Fittings and Insignia
The appropriate touches to a Class A dress uniform vary by the guidelines of the local fire department. In Rogers, Arkansas, the coat requires a sleeve braid denoting the officer’s rank and a “Years of Service” Maltese cross sewn on lower half of the left sleeve. In Menasha, Wisconsin, fire officers wear collar insignias of crossed bugles or bars, depending on their particular rank.

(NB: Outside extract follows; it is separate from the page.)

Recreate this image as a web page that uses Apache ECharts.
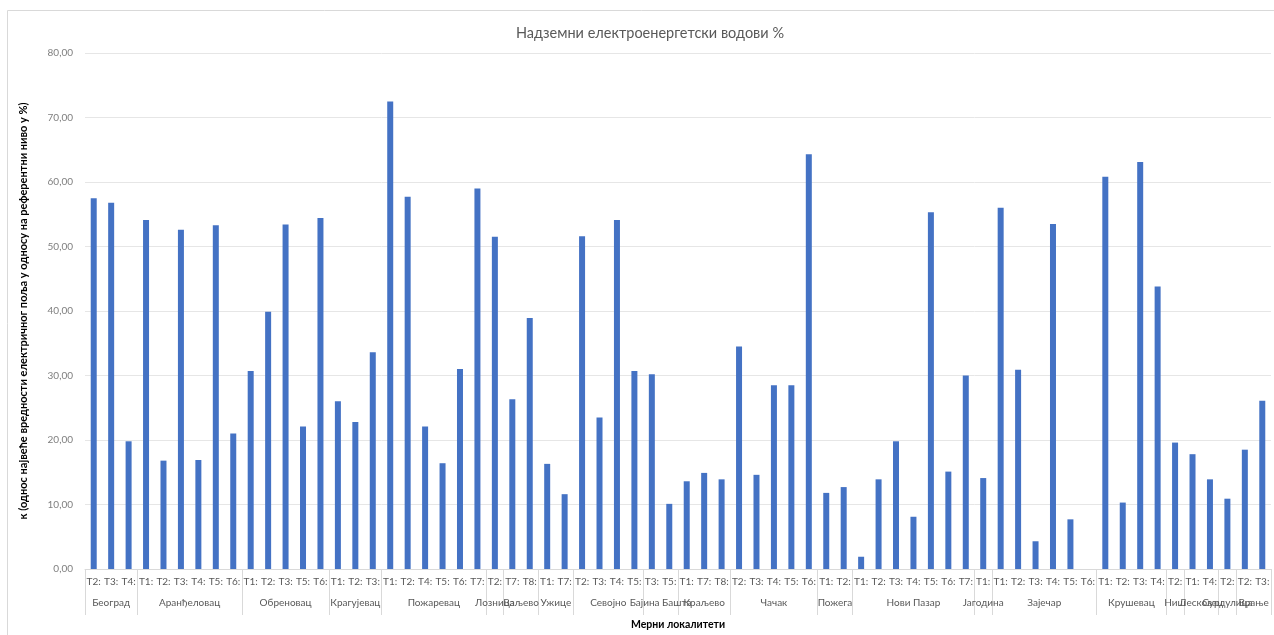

No occasion calls for more sobriety in dress than the funeral of a firefighter lost in the line of duty. In Illinois, the Chicago Fire Department Clothing Center provides dress blues suitable for public funeral services. On Christmas Eve in 2010, for example, the store helped more than 500 men and women dress appropriately for the service of two fallen colleagues. Store owner Bob Zwick explained to CBS Chicago that he kept his shop open late just before the holiday -- aiding crew members who needed alterations or finishing touches -- because “it’s extremely important that they be in dress uniform for the funeral.”